Święta Agato, przyjaciółko moja, módl się za nami i dzisiaj, i zawsze.

niedziela, 3 lutego 2013

Miłość = Jezus

Jeżeli w hymnie o miłości (1 Kor 13:4-8) zamiast słowa miłość wstawimy imię Jezus, hymn stanie się jeszcze bardziej zrozumiały i pełniejszy.

sobota, 2 lutego 2013

Ostatnia kolęda

On the xl day cam Mary mild
Vnto the temple with hyr chyld
To shew hyr clen that neuer was fylyd,
     And therwith endyth Crystmes.

Jhesu, for thi moderes sake,
Kepe vs fro the fyndis blake,
Ayens hym that we mown wake,
And saue vs alle throw thi vertu.

Symeon witał Chrystusa Pana, mówiąc: Moje oczy ujrzały (...) światło na oświecenie pogan i chwałę ludu Twego, Izraela (Łk 2:32). Chrystus, już dorosły, powiedział Samarytance, że zbawienie pochodzi od Żydów, od ludu Izraela (J 4:22). On jest chwałą tego ludu, jego blaskiem.

O Synu Boży, którego sprawiedliwy Symeon niósł w swych ramionach, zbaw nas, którzy śpiewamy Tobie: Alleluja!

Raduj się, Obdarowana łaską, Dziewico i Matko Boga: z Ciebie wzeszło Słońce sprawiedliwości, Chrystus, Bóg nasz; On oświeca tych, którzy trwają w ciemnościach. Raduj się i ty, sprawiedliwy starcze, Symeonie, gdyż niosłeś w swych ramionach Odkupiciela naszych dusz, nasze Zmartwychwstanie! (z liturgii bizantyńskiej)

piątek, 1 lutego 2013

Około 900. roku

Około 900. roku ktoś w północnej Europie wykonał takie cudo:


(Zdjęcie pochodzi ze strony www.christies.com)

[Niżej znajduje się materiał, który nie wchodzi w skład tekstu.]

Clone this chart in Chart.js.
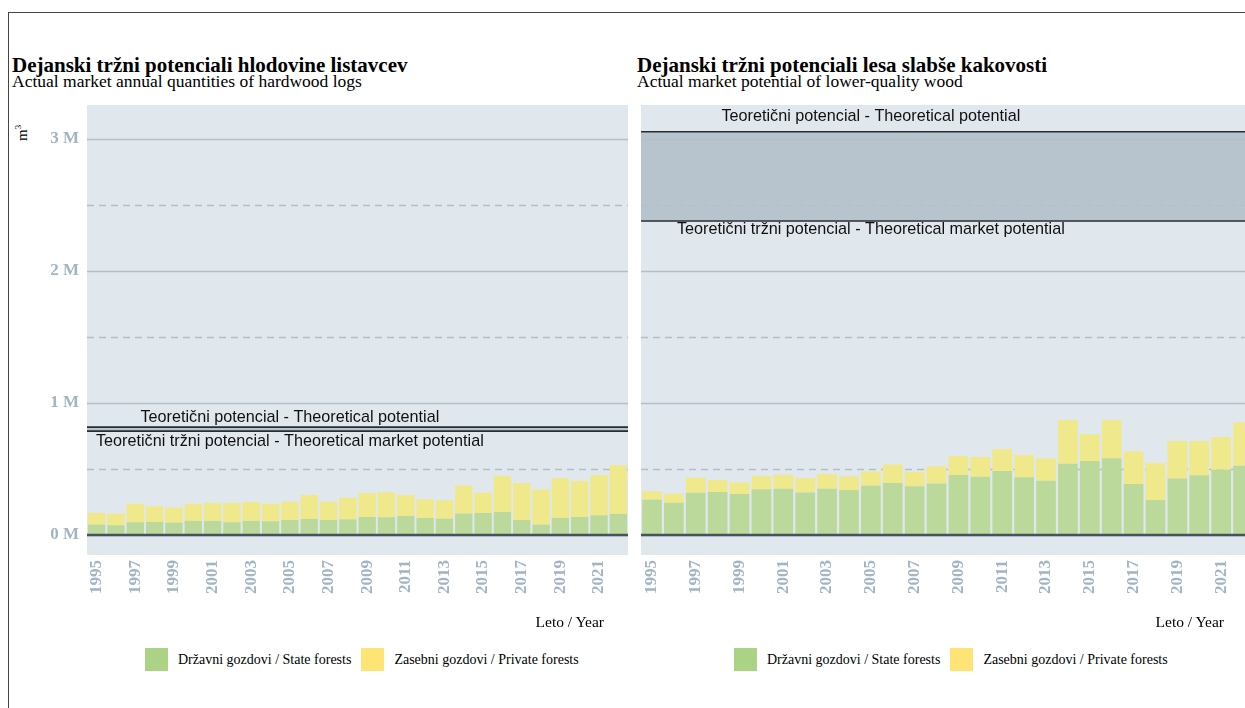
<!DOCTYPE html>
<html>
<head>
<meta charset="utf-8">
<script src="https://cdn.jsdelivr.net/npm/chart.js@4.4.1/dist/chart.umd.min.js"></script>
<style>
  html, body { margin: 0; padding: 0; background: #fff; overflow: hidden; }
  #page { position: relative; width: 1245px; height: 708px; overflow: hidden; }
  .frame { position: absolute; left: 8px; top: 12px; width: 1250px; height: 710px; border-left: 1px solid #444; border-top: 1px solid #444; }
  .title { position: absolute; font-family: "Liberation Serif", serif; font-weight: bold; font-size: 21px; line-height: 21px; color: #000; white-space: nowrap; }
  .sub { position: absolute; font-family: "Liberation Serif", serif; font-size: 17.5px; line-height: 17.5px; color: #000; white-space: nowrap; }
  .xlab { position: absolute; font-family: "Liberation Serif", serif; font-size: 15.5px; line-height: 16px; color: #000; white-space: nowrap; }
  .ylab { position: absolute; left: 9px; top: 119px; width: 26px; font-family: "Liberation Serif", serif; font-size: 15px; color: #000; transform: rotate(-90deg); transform-origin: center; }
  .legend { position: absolute; top: 648px; height: 23px; display: flex; align-items: center; font-family: "Liberation Serif", serif; font-size: 14px; color: #000; white-space: nowrap; }
  .legend .sw { width: 23px; height: 23px; margin-right: 10px; }
  .legend .gap { width: 10px; }
  canvas { position: absolute; }
</style>
</head>
<body>
<div id="page">
  <div class="frame"></div>

  <div class="title" style="left:12px; top:55px;">Dejanski tržni potenciali hlodovine listavcev</div>
  <div class="sub" style="left:12px; top:73px;">Actual market annual quantities of hardwood logs</div>
  <div class="title" style="left:637px; top:55px;">Dejanski tržni potenciali lesa slabše kakovosti</div>
  <div class="sub" style="left:637px; top:73px;">Actual market potential of lower-quality wood</div>

  <div class="ylab">m<sup style="font-size:9px">3</sup></div>

  <canvas id="chartLeft" width="618" height="520" style="left:10px; top:100px;"></canvas>
  <canvas id="chartRight" width="613" height="520" style="left:641px; top:100px;"></canvas>

  <div class="xlab" style="right:641px; top:614px;">Leto / Year</div>
  <div class="xlab" style="right:21px; top:614px;">Leto / Year</div>

  <div class="legend" style="left:145px;">
    <div class="sw" style="background:#acd385"></div><span>Državni gozdovi / State forests</span>
    <div class="gap"></div>
    <div class="sw" style="background:#fde474"></div><span>Zasebni gozdovi / Private forests</span>
  </div>
  <div class="legend" style="left:734px;">
    <div class="sw" style="background:#acd385"></div><span>Državni gozdovi / State forests</span>
    <div class="gap"></div>
    <div class="sw" style="background:#fde474"></div><span>Zasebni gozdovi / Private forests</span>
  </div>
</div>

<script>
// ---- data (thousand m3) ----
const years = ['1995','1996','1997','1998','1999','2000','2001','2002','2003','2004','2005','2006','2007','2008',
               '2009','2010','2011','2012','2013','2014','2015','2016','2017','2018','2019','2020','2021','2022'];
const tickYears = ['1995','1997','1999','2001','2003','2005','2007','2009','2011','2013','2015','2017','2019','2021'];

// hlodovina listavcev (hardwood logs)
const hardwoodState   = [78, 73, 96, 98, 93, 106, 106, 96, 106, 103, 113, 121, 113, 118, 136, 134, 144, 128, 123, 161, 166, 174, 113, 78, 128, 136, 149, 159];
const hardwoodPrivate = [90, 88, 141, 119, 114, 131, 136, 146, 143, 134, 139, 181, 139, 164, 181, 191, 158, 142, 139, 214, 154, 274, 280, 267, 303, 272, 304, 368];
const hardwoodTheo    = [816, 786];   // teoreticni potencial, teoreticni trzni potencial

// les slabse kakovosti (lower-quality wood)
const lowqState   = [267, 244, 320, 325, 310, 345, 350, 322, 350, 340, 373, 393, 368, 389, 454, 441, 484, 436, 411, 539, 559, 580, 385, 264, 428, 451, 494, 524];
const lowqPrivate = [64, 68, 113, 91, 88, 101, 106, 109, 111, 103, 108, 141, 110, 131, 143, 149, 166, 169, 169, 330, 204, 289, 248, 280, 283, 260, 247, 328];
const lowqTheo    = [3053, 2377];

const yTicks      = [0, 1000, 2000, 3000];
const yTickLabels = ['0 M', '1 M', '2 M', '3 M'];
const yMinor      = [500, 1500, 2500];
const theoLabels  = ['Teoretični potencial - Theoretical potential', 'Teoretični tržni potencial - Theoretical market potential'];

const GREEN  = '#bcd99c';
const YELLOW = '#efe98b';
const TICKC  = '#a3b4c2';

// ozadje, mreza, teoreticne crte
const panelDecor = {
  id: 'panelDecor',
  beforeDraw(chart, args, o) {
    const { ctx, chartArea: a, scales: { y } } = chart;
    const w = a.right - a.left;
    ctx.save();
    ctx.fillStyle = '#e0e7ed';
    ctx.fillRect(a.left, a.top, w, a.bottom - a.top);

    // pas med teoreticnima potencialoma
    const y1 = y.getPixelForValue(o.theo[0]), y2 = y.getPixelForValue(o.theo[1]);
    ctx.fillStyle = '#b8c4cd';
    ctx.fillRect(a.left, y1, w, y2 - y1);

    ctx.strokeStyle = '#b3c0ca';
    ctx.lineWidth = 1.3;
    yTicks.forEach(v => {
      const py = Math.round(y.getPixelForValue(v)) + 0.5;
      ctx.beginPath(); ctx.moveTo(a.left, py); ctx.lineTo(a.right, py); ctx.stroke();
    });
    ctx.setLineDash([7, 5]);
    yMinor.forEach(v => {
      const py = Math.round(y.getPixelForValue(v)) + 0.5;
      ctx.beginPath(); ctx.moveTo(a.left, py); ctx.lineTo(a.right, py); ctx.stroke();
    });
    ctx.restore();
  },
  afterDatasetsDraw(chart, args, o) {
    const { ctx, chartArea: a, scales: { x, y } } = chart;
    ctx.save();
    // nicla
    ctx.strokeStyle = '#46535d';
    ctx.lineWidth = 2.5;
    const y0 = y.getPixelForValue(0);
    ctx.beginPath(); ctx.moveTo(a.left, y0); ctx.lineTo(a.right, y0); ctx.stroke();

    ctx.strokeStyle = '#262e33';
    ctx.lineWidth = 1.6;
    o.theo.forEach(v => {
      const py = y.getPixelForValue(v);
      ctx.beginPath(); ctx.moveTo(a.left, py); ctx.lineTo(a.right, py); ctx.stroke();
    });

    ctx.fillStyle = '#111';
    ctx.font = '16.2px "Liberation Sans", Arial, sans-serif';
    ctx.textAlign = 'center';
    ctx.textBaseline = 'middle';
    const cx = x.getPixelForValue(years.indexOf('2005'));
    theoLabels.forEach((t, i) => {
      ctx.fillText(t, cx, y.getPixelForValue(o.theo[i]) + o.labelOffsets[i]);
    });
    ctx.restore();
  }
};

function makePanel(id, state, priv, theo, labelOffsets, showY) {
  return new Chart(document.getElementById(id), {
    type: 'bar',
    data: {
      labels: years,
      datasets: [
        { label: 'Državni gozdovi / State forests', data: state, backgroundColor: GREEN, borderWidth: 0 },
        { label: 'Zasebni gozdovi / Private forests', data: priv, backgroundColor: YELLOW, borderWidth: 0 }
      ]
    },
    options: {
      responsive: false,
      animation: false,
      layout: { padding: { top: 5, left: 0, right: 0, bottom: 0 } },
      datasets: { bar: { barPercentage: 0.9, categoryPercentage: 1 } },
      plugins: {
        legend: { display: false },
        tooltip: { enabled: false },
        panelDecor: { theo, labelOffsets }
      },
      scales: {
        x: {
          stacked: true,
          grid: { display: false, drawTicks: false },
          border: { display: false },
          ticks: {
            autoSkip: false, maxRotation: 90, minRotation: 90, padding: 5,
            color: TICKC, font: { family: '"Liberation Serif", serif', size: 17, weight: 'bold' },
            callback: (v, i) => tickYears.includes(years[i]) ? years[i] : ''
          },
          afterFit: s => { s.height = 65; s.paddingLeft = 0; s.paddingRight = 0; }
        },
        y: {
          stacked: true,
          display: showY,
          min: -152, max: 3255,
          grid: { display: false, drawTicks: false },
          border: { display: false },
          afterBuildTicks: s => { s.ticks = yTicks.map(v => ({ value: v })); },
          ticks: {
            padding: 8, color: TICKC,
            font: { family: '"Liberation Serif", serif', size: 17, weight: 'bold' },
            callback: v => yTickLabels[yTicks.indexOf(v)]
          },
          afterFit: s => { s.width = showY ? 77 : 0; s.paddingTop = 0; s.paddingBottom = 0; }
        }
      }
    },
    plugins: [panelDecor]
  });
}

makePanel('chartLeft', hardwoodState, hardwoodPrivate, hardwoodTheo, [-10, 10], true);
makePanel('chartRight', lowqState, lowqPrivate, lowqTheo, [-15, 9], false);
</script>
</body>
</html>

Nawet teraz, po stuleciach, ten smok zachwyca. I, oczywiście, nie ma rogów, ma uszy. Zastanawiam się, czy te ślady jak po pinezkach miały oddawać smocze łuski, czy może były tam jakieś ozdoby, koraliki, niby guziczki, nie wiem, jak to fachowo nazwać. Może smok był w opalizujących kolorach?